**Set task**.
Copy every line of the data that includes the string "matplotlib".

**Data excerpt**.

^^^^^^^^

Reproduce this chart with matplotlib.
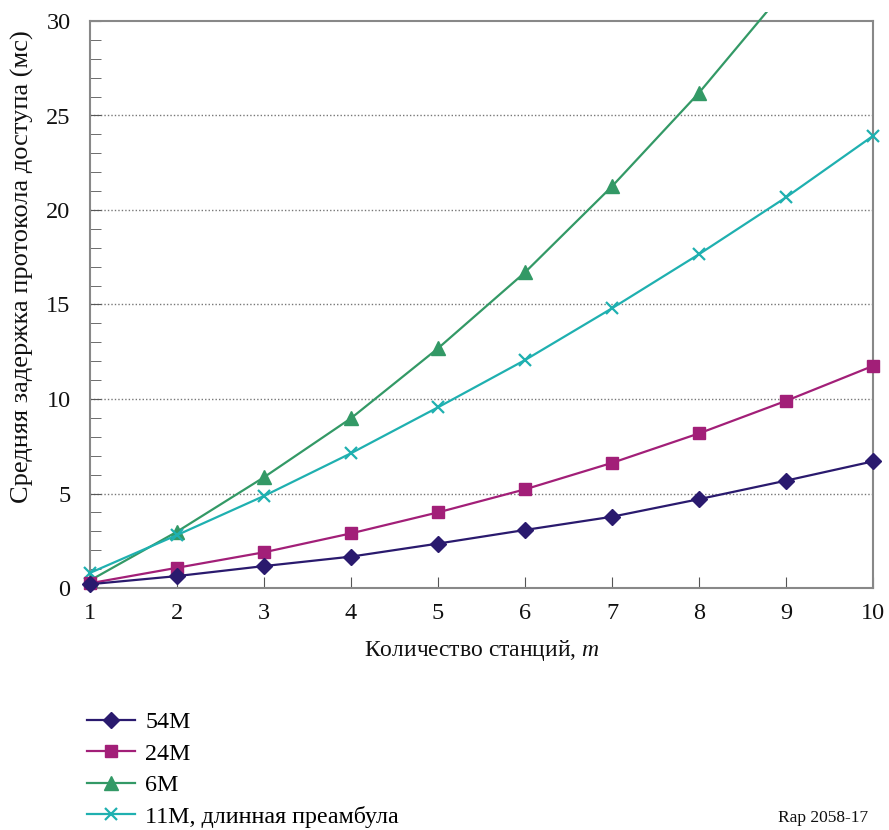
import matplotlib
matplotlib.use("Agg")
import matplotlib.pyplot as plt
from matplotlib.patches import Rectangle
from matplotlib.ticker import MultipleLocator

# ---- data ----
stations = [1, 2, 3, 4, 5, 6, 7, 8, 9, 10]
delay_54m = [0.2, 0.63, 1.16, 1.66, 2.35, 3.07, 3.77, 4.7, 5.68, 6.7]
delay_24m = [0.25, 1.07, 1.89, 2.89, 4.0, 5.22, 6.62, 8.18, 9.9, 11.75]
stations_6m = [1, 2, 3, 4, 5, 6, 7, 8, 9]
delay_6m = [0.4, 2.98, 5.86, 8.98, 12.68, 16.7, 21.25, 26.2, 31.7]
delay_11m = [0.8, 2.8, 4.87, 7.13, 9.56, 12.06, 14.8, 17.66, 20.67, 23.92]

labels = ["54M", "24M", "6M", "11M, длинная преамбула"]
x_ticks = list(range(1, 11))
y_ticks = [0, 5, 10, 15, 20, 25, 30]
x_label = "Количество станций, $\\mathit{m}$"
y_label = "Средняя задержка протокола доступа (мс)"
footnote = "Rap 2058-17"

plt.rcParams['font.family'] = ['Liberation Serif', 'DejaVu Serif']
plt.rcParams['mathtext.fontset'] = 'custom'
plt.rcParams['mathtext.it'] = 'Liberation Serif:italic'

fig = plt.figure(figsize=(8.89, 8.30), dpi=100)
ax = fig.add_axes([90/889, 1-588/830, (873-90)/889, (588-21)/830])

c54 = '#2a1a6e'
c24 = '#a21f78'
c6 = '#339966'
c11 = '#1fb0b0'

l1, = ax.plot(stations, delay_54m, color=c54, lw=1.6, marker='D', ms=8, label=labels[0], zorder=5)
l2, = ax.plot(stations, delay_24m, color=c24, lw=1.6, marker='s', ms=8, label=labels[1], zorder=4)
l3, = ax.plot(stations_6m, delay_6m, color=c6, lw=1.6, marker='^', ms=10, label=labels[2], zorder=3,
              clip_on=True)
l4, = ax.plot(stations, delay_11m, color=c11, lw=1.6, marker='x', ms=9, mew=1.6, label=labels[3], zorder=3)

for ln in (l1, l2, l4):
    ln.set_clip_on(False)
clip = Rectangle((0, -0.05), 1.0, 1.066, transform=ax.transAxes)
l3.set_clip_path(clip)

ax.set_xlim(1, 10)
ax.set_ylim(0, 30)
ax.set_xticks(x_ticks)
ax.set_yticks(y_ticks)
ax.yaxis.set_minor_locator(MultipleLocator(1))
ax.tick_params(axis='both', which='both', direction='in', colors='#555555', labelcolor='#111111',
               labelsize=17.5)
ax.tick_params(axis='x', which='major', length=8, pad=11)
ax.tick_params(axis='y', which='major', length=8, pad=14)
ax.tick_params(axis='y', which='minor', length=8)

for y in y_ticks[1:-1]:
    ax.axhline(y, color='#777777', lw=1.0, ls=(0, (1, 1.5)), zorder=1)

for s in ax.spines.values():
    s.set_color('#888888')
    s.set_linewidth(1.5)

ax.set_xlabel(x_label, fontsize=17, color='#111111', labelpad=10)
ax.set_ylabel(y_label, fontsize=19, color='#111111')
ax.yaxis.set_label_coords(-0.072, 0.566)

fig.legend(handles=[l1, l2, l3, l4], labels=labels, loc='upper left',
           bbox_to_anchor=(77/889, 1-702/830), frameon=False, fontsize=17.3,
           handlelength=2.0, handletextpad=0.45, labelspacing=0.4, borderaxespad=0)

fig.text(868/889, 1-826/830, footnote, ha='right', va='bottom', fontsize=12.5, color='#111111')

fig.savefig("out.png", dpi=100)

^^^^^^^^

**Response**.
Reproduce this chart with matplotlib.
import matplotlib
matplotlib.use("Agg")
import matplotlib.pyplot as plt
from matplotlib.patches import Rectangle
from matplotlib.ticker import MultipleLocator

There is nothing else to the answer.